The Last Salmon Man wrote:
Bamba wrote:
Malabelm wrote:
Pretty much. I’ve watched Rach wrestle with a Windows laptop for a few years now, swearing constantly about how the simplest of tasks are a nightmare. I bought a MacBook Air for her last month. Even the hardware made her smile, but I’ve never seen her eyes light up before at how simple the normal stuff is. You can’t cobble that shit together.
Aye, this is a load of pish. Simple tasks are simple.
Except when they go wrong, which is a lot of the time with Windows. Then it's infuriating. As you well know.
It's not even that, really. Windows 7 is a great OS, and I've used it quite successfully for a few years (I used Windows exclusively up until 18 months ago). It's the little things OSX has over Windows that just edge it into being a nicer experience. It doesn't seem like a lot at first, but when I tried going back, things grated enough to sour the package as a whole. It's a mixture of a software and hardware problem.
The hardware all feels like it's actually been considered and thought out, like every detail has been meticulously planned. The trackpad is large and its material affords enough friction to give feedback on touching something, but not enough to ever get in your way of using it for its purpose. The multi-touch gestures built into the OS make navigating a much smoother experience. Everything works out of the box without having to fuck around with drivers or third-party software. You don't get that when your hardware- and software-manufacturer are separate.
On the software side, there are loads of subtle little UI tricks everywhere making things a little more frictionless. The use of animations to provide feedback and context is important, and not just eye-candy. Then you've got your menu bar at the top, which is obeyed by all apps and provides a centralised, persistent way to access features and settings, instead of having different interfaces for every programme. Even just the way you install, manage and remove apps is a lot less hassle and easier to comprehend than Windows, where everything is generally just one single icon in the Applications folder.

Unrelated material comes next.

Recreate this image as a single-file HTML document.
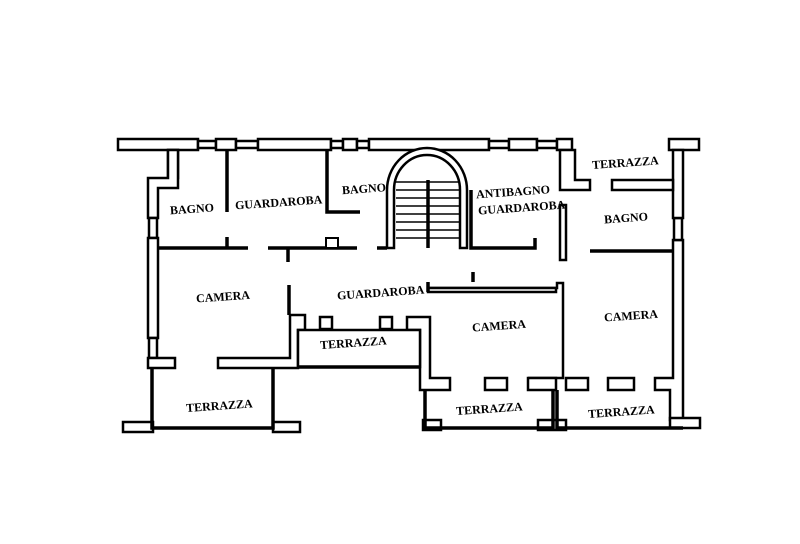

Nothing is a ginormous difference, and certainly not enough to make Windows feel like a piece of useless shit. But the details add up into making Macs feel, overall, a much nicer experience. And that's before you touch third-party software, which overall seems to have attracted developers who care about the experience and take pride in the interfaces of the stuff they put out. It's not necessarily more sophisticated or more competent than their Windows counterparts, just like things have actually been considered instead of plonked into a grey box.